Stars continued touring including supporting The Beach Boys and Linda Ronstadt on their Australian tours in 1978–1979. A second album, Land of Fortune was released in June 1979, it was produced by Ern Rose and Eastick. By that time Durant had been diagnosed with cancer and Stars performed a last concert on 5 November. A live album, 1157—titled for the number of career gigs—appeared in July 1980, which was produced by Eastick. Durant had died on 6 May at age 25.

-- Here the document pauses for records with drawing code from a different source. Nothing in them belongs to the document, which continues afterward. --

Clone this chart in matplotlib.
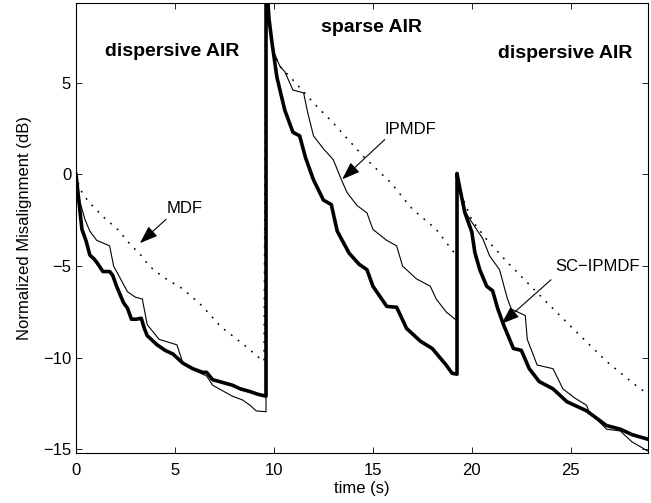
import numpy as np
import matplotlib
matplotlib.use('Agg')
import matplotlib.pyplot as plt

plt.rcParams['font.family'] = ['Liberation Sans', 'DejaVu Sans']

# SC-IPMDF (thick solid)
sc_x = [0, 0.15, 0.3, 0.5, 0.7, 0.9, 1.05, 1.36, 1.7, 1.85, 2.05, 2.4, 2.6, 2.8, 3.05, 3.3,
        3.45, 3.6, 4.1, 4.5, 4.9, 5.1, 5.4, 5.9, 6.4, 6.6, 6.9, 7.4, 7.9, 8.3, 8.8, 9.2, 9.6,
        9.6, 9.75, 9.9, 10.15, 10.55, 10.96, 11.3, 11.6, 12.0, 12.5, 12.9, 13.2, 13.8, 14.3,
        14.7, 15.0, 15.7, 16.2, 16.7, 17.4, 18.0, 18.7, 19.0, 19.25,
        19.25, 19.4, 19.65, 20.0, 20.15, 20.4, 20.75, 21.05, 21.3, 21.6, 22.1, 22.5, 22.9,
        23.4, 24.1, 24.8, 25.8, 26.8, 27.5, 28.1, 28.9]
sc_y = [0, -1.5, -3.0, -3.6, -4.4, -4.6, -4.8, -5.3, -5.3, -5.5, -6.1, -7.0, -7.3, -7.9, -7.9, -7.85,
        -8.4, -8.8, -9.3, -9.6, -9.8, -10.0, -10.3, -10.6, -10.8, -10.8, -11.2, -11.35, -11.5, -11.7, -11.85, -12.0, -12.1,
        11.0, 8.5, 7.2, 5.3, 3.5, 2.3, 2.1, 0.9, -0.3, -1.4, -1.65, -3.1, -4.3, -4.9,
        -5.2, -6.1, -7.2, -7.25, -8.4, -9.1, -9.5, -10.4, -10.85, -10.9,
        0.05, -0.8, -2.1, -3.15, -4.25, -5.2, -6.1, -6.35, -7.3, -8.2, -9.5, -9.6, -10.6,
        -11.3, -11.7, -12.4, -12.9, -13.7, -13.9, -14.2, -14.45]

# IPMDF (thin solid)
ip_x = [0, 0.2, 0.45, 0.7, 1.05, 1.7, 1.9, 2.2, 2.6, 3.0, 3.35, 3.6, 4.2, 4.8, 5.1, 5.4, 6.0,
        6.6, 6.9, 7.4, 7.9, 8.4, 8.8, 9.1, 9.6,
        9.6, 9.8, 9.95, 10.3, 10.55, 10.96, 11.5, 11.7, 12.0, 12.5, 13.0, 13.4, 13.7, 14.2,
        14.7, 15.0, 15.7, 16.2, 16.5, 17.2, 17.9, 18.2, 18.7, 19.15, 19.25,
        19.25, 19.4, 19.65, 19.9, 20.55, 20.9, 21.4, 21.8, 22.0, 22.7, 22.8, 23.3, 24.1,
        24.6, 25.2, 25.8, 25.9, 26.8, 27.5, 28.1, 28.9]
ip_y = [0, -1.5, -2.45, -3.1, -3.6, -3.9, -5.0, -5.6, -6.4, -6.7, -6.8, -8.2, -9.0, -9.2, -9.3, -10.3, -10.7,
        -11.0, -11.5, -11.8, -12.1, -12.3, -12.6, -12.9, -12.95,
        11.0, 8.0, 6.8, 5.9, 5.6, 4.6, 4.45, 3.4, 2.1, 1.4, 0.8, -0.27, -1.0, -1.7,
        -2.1, -3.0, -3.6, -3.9, -5.0, -5.7, -6.1, -6.8, -7.5, -7.9, -7.9,
        0.05, -0.8, -2.0, -2.45, -3.5, -4.45, -5.2, -6.8, -7.35, -7.7, -9.0, -10.4, -10.6,
        -11.7, -12.2, -12.6, -12.9, -13.9, -14.0, -14.6, -15.1]

# MDF (dotted)
mdf_x = [0, 0.2, 0.6, 1.36, 2.1, 2.8, 3.2, 3.7, 4.4, 5.4, 6.4, 7.3, 7.9, 8.6, 9.3, 9.5,
         9.6, 9.8, 10.0, 10.3, 10.96, 12.0, 13.0, 14.5, 15.9, 17.0, 18.2, 19.05, 19.25,
         19.25, 19.5, 20.0, 20.75, 21.8, 22.8, 23.8, 25.1, 26.8, 28.5, 28.9]
mdf_y = [0, -0.8, -1.45, -2.3, -3.0, -3.9, -4.3, -5.0, -5.6, -6.25, -7.2, -8.3, -8.8, -9.4, -10.05, -10.2,
         11.0, 8.0, 6.6, 5.9, 5.15, 3.9, 2.8, 1.0, -0.45, -1.9, -3.0, -4.2, -4.3,
         0.05, -1.2, -2.5, -3.55, -4.8, -5.9, -7.0, -8.4, -10.2, -11.7, -11.95]

fig = plt.figure(figsize=(6.51, 5.03), dpi=100)
ax = fig.add_axes([76 / 651, 50 / 503, 572 / 651, 450 / 503])

ax.plot(mdf_x, mdf_y, color='k', lw=1.1, linestyle=(0, (1.2, 4.5)))
ax.plot(ip_x, ip_y, color='k', lw=0.8)
ax.plot(sc_x, sc_y, color='k', lw=2.6, solid_joinstyle='round')

ax.set_xlim(0, 28.9)
ax.set_ylim(-15.2, 9.35)
ax.set_xticks([0, 5, 10, 15, 20, 25])
ax.set_yticks([-15, -10, -5, 0, 5])
ax.tick_params(direction='in', top=True, right=True, length=4, width=0.6, labelsize=12)
ax.tick_params(axis='x', pad=7)
for s in ax.spines.values():
    s.set_linewidth(0.8)

ax.set_xlabel('time (s)', fontsize=12, labelpad=2)
ax.set_ylabel('Normalized Misalignment (dB)', fontsize=12, labelpad=8)

ax.text(4.85, 6.7, 'dispersive AIR', fontsize=14, fontweight='bold', ha='center', va='center')
ax.text(14.95, 8.0, 'sparse AIR', fontsize=14, fontweight='bold', ha='center', va='center')
ax.text(24.7, 6.6, 'dispersive AIR', fontsize=14, fontweight='bold', ha='center', va='center')

arrow = dict(arrowstyle='-|>,head_length=1.1,head_width=0.4', color='k', lw=0.8, shrinkA=0, shrinkB=0)
ax.text(5.5, -1.85, 'MDF', fontsize=12, ha='center', va='center')
ax.annotate('', xy=(3.23, -3.75), xytext=(4.55, -2.45), arrowprops=arrow)
ax.text(16.9, 2.45, 'IPMDF', fontsize=12, ha='center', va='center')
ax.annotate('', xy=(13.45, -0.27), xytext=(15.6, 1.9), arrowprops=arrow)
ax.text(26.35, -5.0, 'SC\u2212IPMDF', fontsize=12, ha='center', va='center')
ax.annotate('', xy=(21.5, -8.15), xytext=(24.0, -5.75), arrowprops=arrow)

fig.savefig('out.png', dpi=100)
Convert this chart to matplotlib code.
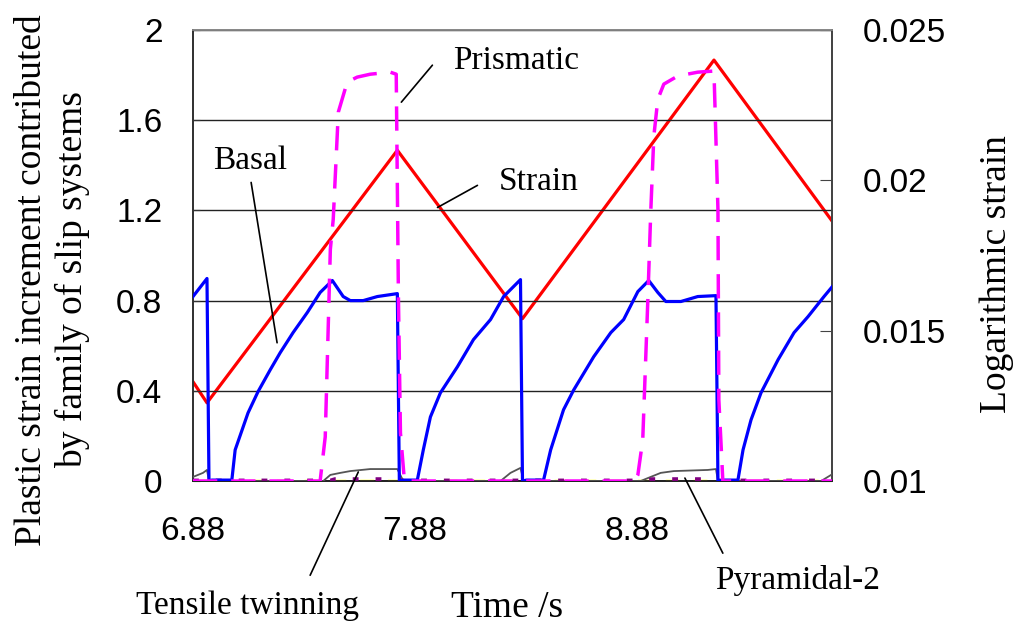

A tribute performance by Stars members and other Australian acts followed in August and a double-LP, Andrew Durant Memorial Concert was released in 1981. It peaked at No. 8 on the albums chart with proceeds eventually donated to Andrew Durant Cancer Research Foundation.

==Later careers==
Dowding returned on drums for the Durant tribute concert. Eastick joined Broderick Smith's Big Combo (1979–1982) and later provided guitar for different artists including Max Merritt and Jimmy Barnes. Pealing formed his own band Mick Pealing and the Ideals (1980–1981), and were also a backing band for Renée Geyer. He then formed The Spaniards (1983–1986) and worked with other artists including Eastick. McLachlan toured with Cliff Richard in 1978, worked with John Farnham (1987–1988), briefly rejoined Little River Band (1998–1999) and was a member of Mighty Rock with Pealing in 2004. McLachlan died at the age of 71 on 16 April 2025.

==Members==
- Glyn Dowding – drums (1975–1978)
- Malcolm Eastick – guitar, vocals (1975–1979, 2019–2023)
- Mick Pealing – vocals (1975–1979, 2019- )
- Graham Thompson – bass guitar (1975–1976)
- Andrew Durant – guitar (1976–1979; died 1980)
- Michael Hegerty – bass guitar (1976)
- Roger McLachlan – bass guitar (1976–1977, 2019-2025, died 2025 )
- Ian McDonald – bass guitar (1977–1979)
- John James Hackett – drums (1978–1979)
- Nick Charles – guitar (2019- )
- Erik Chess – drums (2019- )
- Geoff Achison – guitar (2023- )
- Ed Bates – pedal steel (2023- )

==Discography==
===Albums===

| Title | Album details | Peak chart positions |
AUS
| Paradise | Released: December 1977; Mushroom Records (L 36470); | 14 |
| Land of Fortune | Released: June 1979; Mushroom Records (L 36935); | 35 |
| 1157 | Released: July 1980; Mushroom Records (L 37389); Live album; | 46 |
| Boundary Rider | Released: 2018; |  |

===Singles===

Year: Title; Peak chart positions; Album
AUS
1976: "Quick on the Draw / Straight Life"; 46; 'Non-album single'
"With a Winning Hand / Drift Away": 65
1977: "Mighty Rock / Jupiter Creek"; 47; Paradise
"Look After Yourself / Red Neck Boogie": 30
1978: "Back Again / Let's Get Moving"; 52
"West Is the Way / No Time for Crying": —
1979: "In and Out of Love / Song for the Road"; 62; Land of Fortune
"Land of Fortune / Innocent Bystanders": 93
"Wasted Words / Never Coming Back": —
"Last of the Riverboats / Gold Fever": —
"—" denotes a recording that did not chart or was not released in that territory.

===Other appearances===

| Year | Title | Album |
| 1977 | "With a Winning Hand" (live) | Nightmovin' Live!: Recorded Highlights of the Nightmoves Concert |
"Redneck Boogie" (live)
"I'll Be Creepin'" (live)
| "With a Winning Hand" (edit) | The FJ Holden: Original Soundtrack |
| 1998 | "Mighty Rock" (live) | Mushroom 25 Live |

==Awards==
Stars were inducted into the South Australian Music Awards Hall of fame in 2016.